In another case, when the Duterte government invited UN Special Rapporteur Agnes Callamard to a public debate about the Philippines war on drugs, Callamard sneaked into Manila for an “academic” lecture, at the request of Gascon. Callamard has served at Columbia University’s Global Freedom of Expression Project, whose major supporters include the Soros foundations. Reportedly, George Soros played a role in her appointment as UN special rapporteur.

Instead of democratic institutions in the Philippines, the rights leaders have relied on transnational NGOs funded by private capital—and guided by Western interests—to do the job. Amnesty International and Human Rights Watch (HRW) are some of them.

International privatisation of rights movements

Amnesty sees the Philippines as the site of “thousands of unlawful killings by police and other armed individuals,” and portrays de Lima as a rights martyr. The tone has grown harsh since 2017 when James Gomez became Amnesty’s director for Southeast Asia. While claiming professional neutrality, he considers the charges against de Lima “pure fiction” and Duterte’s policies “bloody and lawless.”

While Amnesty claims to have millions of paying members around the world, it has changed drastically since its founding in the early 1960s by Peter Benenson. In 1966, Benenson himself stated that Amnesty was infiltrated by British intelligence and resigned. Recently, the group has been criticised for excessive management pay, and selection and ideological bias. While it claims to refuse donations from governments, it has received grants from the UK, European Commission, Rockefeller Foundation, US State Department and other governments, and the Soros foundations.
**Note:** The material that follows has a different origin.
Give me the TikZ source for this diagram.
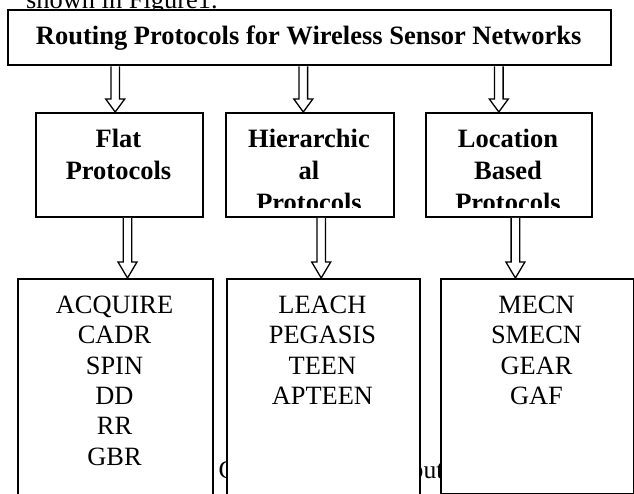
\documentclass[tikz,border=0pt]{standalone}
\usepackage{fontspec}
\setmainfont{Liberation Serif}
\usetikzlibrary{calc}
\tikzset{
  boxframe/.style={draw=black, line width=2pt, fill=white, inner sep=0pt, rectangle, anchor=north west},
  headtxt/.style={font=\fontsize{26.5}{32}\selectfont\bfseries, inner sep=0pt, anchor=base},
  listtxt/.style={font=\fontsize{26.4}{30}\selectfont, inner sep=0pt, anchor=base},
  plaintxt/.style={font=\fontsize{26.4}{30}\selectfont, inner sep=0pt, anchor=base west},
  arrline/.style={draw=black, line width=1.3pt, fill=white, line join=miter},
}
\newcommand\blockarrow[4]{% x, from node, to node, head length
  \draw[arrline] let \p1=(#2.south), \p2=(#3.north) in
   (#1pt-4.3pt,\y1) -- (#1pt-4.3pt,\y2+#4pt) -- (#1pt-9.5pt,\y2+#4pt) -- (#1pt,\y2)
   -- (#1pt+9.5pt,\y2+#4pt) -- (#1pt+4.3pt,\y2+#4pt) -- (#1pt+4.3pt,\y1);
}
\begin{document}
\begin{tikzpicture}[x=1pt,y=1pt]
  \useasboundingbox (0,0) rectangle (634,-494);
  \clip (0,0) rectangle (634,-494);
  \fill[white] (0,0) rectangle (634,-494);

  % text fragments behind the boxes
  \node[plaintxt] (above) at (26,-8.5) {shown in Figure1.};
  \node[plaintxt, font=\fontsize{25.6}{30}\selectfont] (caption) at (218.5,-478) {Classification of Routing Protocols};

  % top box
  \node[boxframe, minimum width=602.7pt, minimum height=55pt] (top) at (7.3,-9.3) {};
  \node[headtxt] (title) at (308.7,-45) {Routing Protocols for Wireless Sensor Networks};

  % middle boxes
  \node[boxframe, minimum width=167pt, minimum height=104pt] (flat) at (35,-112) {};
  \node[boxframe, minimum width=168pt, minimum height=104pt] (hier) at (225,-112) {};
  \node[boxframe, minimum width=166pt, minimum height=104pt] (loc) at (425,-112) {};

  \node[headtxt] (flat1) at (118.5,-148) {Flat};
  \node[headtxt] (flat2) at (118.5,-180) {Protocols};
  \begin{scope}
    \clip ($(hier.north west)+(1,-1)$) rectangle ($(hier.south east)+(-1,10)$);
    \node[headtxt] (hier1) at (309,-148) {Hierarchic};
    \node[headtxt] (hier2) at (309,-180) {al};
    \node[headtxt] (hier3) at (309,-212) {Protocols};
  \end{scope}
  \begin{scope}
    \clip ($(loc.north west)+(1,-1)$) rectangle ($(loc.south east)+(-1,10)$);
    \node[headtxt] (loc1) at (508,-148) {Location};
    \node[headtxt] (loc2) at (508,-180) {Based};
    \node[headtxt] (loc3) at (508,-212) {Protocols};
  \end{scope}

  % bottom boxes
  \node[boxframe, minimum width=194.4pt, minimum height=240pt] (flatlist) at (17.3,-278) {};
  \node[boxframe, minimum width=193.3pt, minimum height=240pt] (hierlist) at (225.7,-278) {};
  \node[boxframe, minimum width=193pt, minimum height=214.7pt] (loclist) at (440,-278) {};

  \foreach \t [count=\i] in {ACQUIRE,CADR,SPIN,DD,RR,GBR}
    \node[listtxt] (fl\i) at (114.5,{-313.3-30.4*(\i-1)}) {\t};
  \foreach \t [count=\i] in {LEACH,PEGASIS,TEEN,APTEEN}
    \node[listtxt] (hl\i) at (322.4,{-313.3-30.4*(\i-1)}) {\t};
  \foreach \t [count=\i] in {MECN,SMECN,GEAR,GAF}
    \node[listtxt] (ll\i) at (536.5,{-313.3-30.4*(\i-1)}) {\t};

  % arrows
  \blockarrow{115.2}{top}{flat}{13}
  \blockarrow{303.3}{top}{hier}{13}
  \blockarrow{498.8}{top}{loc}{13}
  \blockarrow{127.5}{flat}{flatlist}{16}
  \blockarrow{321.2}{hier}{hierlist}{16}
  \blockarrow{515.4}{loc}{loclist}{16}
\end{tikzpicture}
\end{document}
In HRW, the link has been Phelim Kine, the head of the group’s Asia Division, who has attacked most ASEAN leaders and made the Philippines a prime target. In January, foreign affairs secretary Alan Peter Cayetano denounced the HRW for its “strategy of deception” in reporting on the government’s anti-drugs campaign.
Like Amnesty, HRW has been criticised for Western bias. It was created as a private US NGO in 1978 as a Cold War instrument to monitor Soviet Union’s compliance with the Helsinki Accords. In the early ‘80s, the Soros foundations gained leverage in the HRW, and in 2010 Soros cemented ties with a 10-year $100 million donation to the HRW. Since then, the HRW’s record has been tarnished by allegations of partisanship, bias and an open letter in 2014 by Nobel Peace laureates criticising the body for its intimate ties with the US government.

Amnesty, HRW and other well-meaning NGOs were initially founded by idealists who wanted to make a world a better place. Initially, the key question was whether a leader or a regime was making things better or worse for ordinary people. Now, it is more about abstract universals, which allows these NGOs to determine whether a particular leader or regime violates Western-conceived standards of human rights.

Financed largely by the US and Western Europe, these organisations focus on human rights violations in emerging and developing countries in which Western governments and private capital have substantial economic, political and strategic interests. That’s not about universal human rights and economic development, but about new human rights imperialism and old geopolitics.

Like the old tale about the boy who cried wolf, these NGOs raise alarm when it is warranted, but also when it is not. As the distinction between real and fake alarms grows blurry and politicisation undermines their credibility, they are digging a grave to their noble cause.


Dan Steinbock is an internationally recognised strategist of the multipolar world, and the founder of Difference Group.

The original commentary was released by The Manila Times on April 9, 2018.